A rapid population expansion led to numerous mid-century housing developments in Alexandria, Arlington, Fairfax County, Silver Spring and other parts of Washington Metro. And while time-tested home designs such as Colonial Revival were still immensely popular, more contemporary architecture was also coming into play.
The mid-century modern movement out west was geared toward low, geometric shapes. Additionally, houses built in Southern California during the postwar period typically eschewed basements, largely due to the fast-paced development of the time. But if the Western and Midwestern United States presented flatter land and flatter homes, the area surrounding Washington, DC could often be relatively hilly and rich with foliage. This presented opportunities to utilize smaller footprints, especially with the split-level format that was quickly emerging.
One of the first large-scale modern housing developments in Washington Metro was Hollin Hills in the southern part of Alexandria. The 356-acre parcel was purchased by developer Robert Davenport in 1946, with construction from 1949 to 1950. Chief architect Charles Goodman worked closely with landscape designers, adapting plans to the woodsy terrain itself. The array of designs, from classic low-profile cubism to taller stacked levels, would come to personify mid-century modern trends in the area for years to come.

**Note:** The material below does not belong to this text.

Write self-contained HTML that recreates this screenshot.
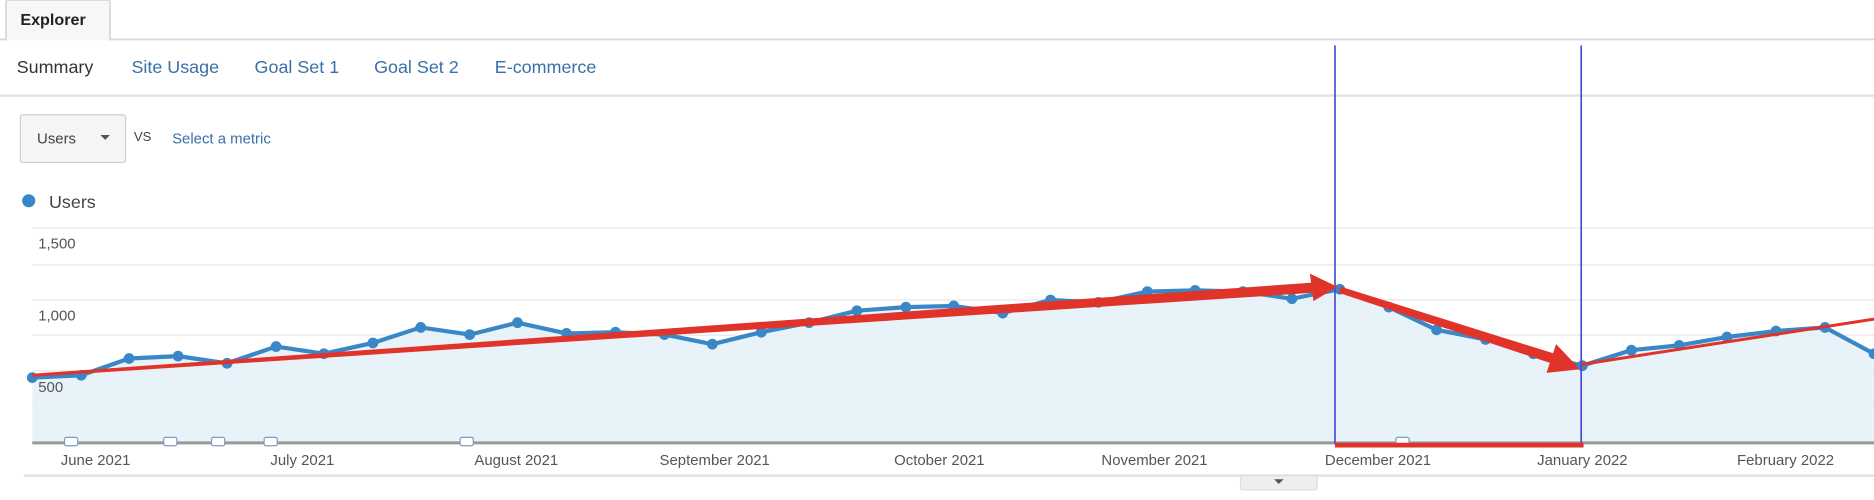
<!DOCTYPE html>
<html><head><meta charset="utf-8"><style>
html,body{margin:0;padding:0;background:#fff;width:1874px;height:500px;overflow:hidden}
svg{display:block}
text{font-family:"Liberation Sans",Arial,sans-serif}
</style></head><body>
<svg width="1874" height="500" viewBox="0 0 1568 418.4" preserveAspectRatio="none">
<rect width="1568" height="418.4" fill="#fff"/>
<path d="M0 33 H5 V2 Q5 0 7 0 H90 Q92 0 92 2 V33 H1568" fill="#f7f7f7" stroke="#d8d8d8" stroke-width="1.5"/>
<rect x="5.8" y="0.8" width="85.4" height="33" fill="#f7f7f7"/>
<text x="17" y="21" font-size="13.5" font-weight="bold" fill="#222">Explorer</text>
<text x="14" y="61" font-size="15" fill="#333">Summary</text>
<text x="110" y="61" font-size="15" fill="#3a6fa8">Site Usage</text>
<text x="213" y="61" font-size="15" fill="#3a6fa8">Goal Set 1</text>
<text x="313" y="61" font-size="15" fill="#3a6fa8">Goal Set 2</text>
<text x="414" y="61" font-size="15" fill="#3a6fa8">E-commerce</text>
<line x1="0" y1="80" x2="1568" y2="80" stroke="#e2e2e2" stroke-width="2"/>
<rect x="17" y="96" width="88" height="40" rx="2" fill="#f5f5f5" stroke="#cfcfcf"/>
<text x="31" y="120" font-size="12.5" fill="#444">Users</text>
<path d="M84 113 h8 l-4 4 z" fill="#555"/>
<text x="112" y="118" font-size="11" fill="#444">VS</text>
<text x="144" y="120" font-size="12.5" fill="#3a6fa8">Select a metric</text>
<circle cx="24" cy="168" r="5.5" fill="#3a87c7"/>
<text x="41" y="174" font-size="15" fill="#444">Users</text>
<g stroke="#ececec" stroke-width="1.3">
<line x1="27" y1="190.8" x2="1568" y2="190.8"/>
<line x1="27" y1="221.7" x2="1568" y2="221.7"/>
<line x1="27" y1="251" x2="1568" y2="251"/>
<line x1="27" y1="280.5" x2="1568" y2="280.5"/>
<line x1="27" y1="310.4" x2="1568" y2="310.4"/>
<line x1="27" y1="340.5" x2="1568" y2="340.5"/>
</g>
<polygon fill="#e6f1f8" opacity="0.9" points="27,370.6 27,316 68,314 108,300 149,298 190,304 231,290 271,296 312,287 352,274 393,280 433,270 474,279 515,278 556,280 596,288 637,278 677,270 717,260 758,257 798,256 839,262 879,251 919,253 960,244 1000,243 1040,244 1081,250 1121,242 1162,257 1202,276 1243,284 1283,296 1324,306 1365,293 1405,289 1445,282 1486,277 1527,274 1568,296 1568,370.6"/>
<g font-size="12.5" fill="#555">
<text x="32" y="208">1,500</text>
<text x="32" y="268">1,000</text>
<text x="32" y="328">500</text>
</g>
<polyline fill="none" stroke="#3a87c7" stroke-width="3.5" stroke-linejoin="round" points="27,316 68,314 108,300 149,298 190,304 231,290 271,296 312,287 352,274 393,280 433,270 474,279 515,278 556,280 596,288 637,278 677,270 717,260 758,257 798,256 839,262 879,251 919,253 960,244 1000,243 1040,244 1081,250 1121,242 1162,257 1202,276 1243,284 1283,296 1324,306 1365,293 1405,289 1445,282 1486,277 1527,274 1568,296"/>
<g fill="#3a87c7">
<circle cx="27" cy="316" r="4.5"/><circle cx="68" cy="314" r="4.5"/><circle cx="108" cy="300" r="4.5"/><circle cx="149" cy="298" r="4.5"/><circle cx="190" cy="304" r="4.5"/><circle cx="231" cy="290" r="4.5"/><circle cx="271" cy="296" r="4.5"/><circle cx="312" cy="287" r="4.5"/><circle cx="352" cy="274" r="4.5"/><circle cx="393" cy="280" r="4.5"/><circle cx="433" cy="270" r="4.5"/><circle cx="474" cy="279" r="4.5"/><circle cx="515" cy="278" r="4.5"/><circle cx="556" cy="280" r="4.5"/><circle cx="596" cy="288" r="4.5"/><circle cx="637" cy="278" r="4.5"/><circle cx="677" cy="270" r="4.5"/><circle cx="717" cy="260" r="4.5"/><circle cx="758" cy="257" r="4.5"/><circle cx="798" cy="256" r="4.5"/><circle cx="839" cy="262" r="4.5"/><circle cx="879" cy="251" r="4.5"/><circle cx="919" cy="253" r="4.5"/><circle cx="960" cy="244" r="4.5"/><circle cx="1000" cy="243" r="4.5"/><circle cx="1040" cy="244" r="4.5"/><circle cx="1081" cy="250" r="4.5"/><circle cx="1121" cy="242" r="4.5"/><circle cx="1162" cy="257" r="4.5"/><circle cx="1202" cy="276" r="4.5"/><circle cx="1243" cy="284" r="4.5"/><circle cx="1283" cy="296" r="4.5"/><circle cx="1324" cy="306" r="4.5"/><circle cx="1365" cy="293" r="4.5"/><circle cx="1405" cy="289" r="4.5"/><circle cx="1445" cy="282" r="4.5"/><circle cx="1486" cy="277" r="4.5"/><circle cx="1527" cy="274" r="4.5"/><circle cx="1568" cy="296" r="4.5"/>
</g>
<line x1="27" y1="370.6" x2="1568" y2="370.6" stroke="#999" stroke-width="2.5"/>
<line x1="20" y1="398" x2="1568" y2="398" stroke="#e2e2e2" stroke-width="2"/>
<g fill="#fff" stroke="#7a9cc0" stroke-width="1">
<rect x="54" y="366" width="11" height="7" rx="1.5"/><rect x="137" y="366" width="11" height="7" rx="1.5"/><rect x="177" y="366" width="11" height="7" rx="1.5"/><rect x="221" y="366" width="11" height="7" rx="1.5"/><rect x="385" y="366" width="11" height="7" rx="1.5"/><rect x="1168" y="366" width="11" height="7" rx="1.5"/>
</g>
<g font-size="12.5" fill="#555" text-anchor="middle">
<text x="80" y="389">June 2021</text>
<text x="253" y="389">July 2021</text>
<text x="432" y="389">August 2021</text>
<text x="598" y="389">September 2021</text>
<text x="786" y="389">October 2021</text>
<text x="966" y="389">November 2021</text>
<text x="1153" y="389">December 2021</text>
<text x="1324" y="389">January 2022</text>
<text x="1494" y="389">February 2022</text>
</g>
<rect x="1038" y="398" width="64" height="12" rx="2" fill="#eee" stroke="#ddd"/>
<path d="M1066 401 h8 l-4 4 z" fill="#555"/>
<line x1="1117" y1="38" x2="1117" y2="372" stroke="#4a4ad8" stroke-width="1.4"/>
<line x1="1323" y1="38" x2="1323" y2="372" stroke="#4a4ad8" stroke-width="1.4"/>
<line x1="1117" y1="372.5" x2="1325" y2="372.5" stroke="#e0332a" stroke-width="4"/>
<g fill="#e0332a">
<polygon points="27,312.8 1098,236.5 1099,245 27,315.4"/>
<polygon points="1119,240 1096,229 1099,252"/>
<polygon points="1122,240 1304,297 1301,305 1120,245"/>
<polygon points="1322,309 1302,288 1294,312"/>
<line x1="1323" y1="305" x2="1568" y2="267" stroke="#e0332a" stroke-width="2.5"/>
</g>
</svg>
</body></html>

Other large modern and contemporary subdivisions in the region included Holmes Run Acres in Falls Church, Virginia with 365 homes; Carderock Springs in Bethesda, Maryland with 400 homes; New Mark Commons in Rockville, Maryland with 400 single-family houses and townhomes; and Wessynton along Little Hunting Creek in Alexandria, with 165 residences.
Wessynton, designed by Nicholas A. Pappas from the late 1960s to early 1970s, is a good example of the later fringe of mid-century architecture, with five models blending more traditional elements like Rambler and split-level with contemporary accents such as large windows, redwood ceilings and slate floors.
The contemporary and modernist movements during the baby boom era certainly wasn’t limited to large suburban neighborhoods. There’s plenty of custom-built standalone homes, as well as small and mid-sized developments.
And then there’s the Moyaone Reserve near Accokeek, adjacent Piscataway National Park in Maryland. Beginning in the 1920s, Henry and Alice Ferguson began purchasing untamed land for friends to enjoy—the sprawling retreat ultimately measured nearly 3,000 acres. Here you’ll find 180 hideaway homes on giant lots, ranging from A-frame cabins to atomic-age glass designs with jutting butterfly roofs. Residents also enjoy the lake, an association pool, concerts, workshops and much more.
Ultimately, the evolution of mid-century modern homes in the Washington Metro area is quite unlike any other single place. From the tract-home modernism for the masses with prefabricated parts to one-of-a-kind creations, there’s lots to choose from—estimates range as high as 3,000 surviving residences from this somewhat compressed, but highly memorable period in architectural design.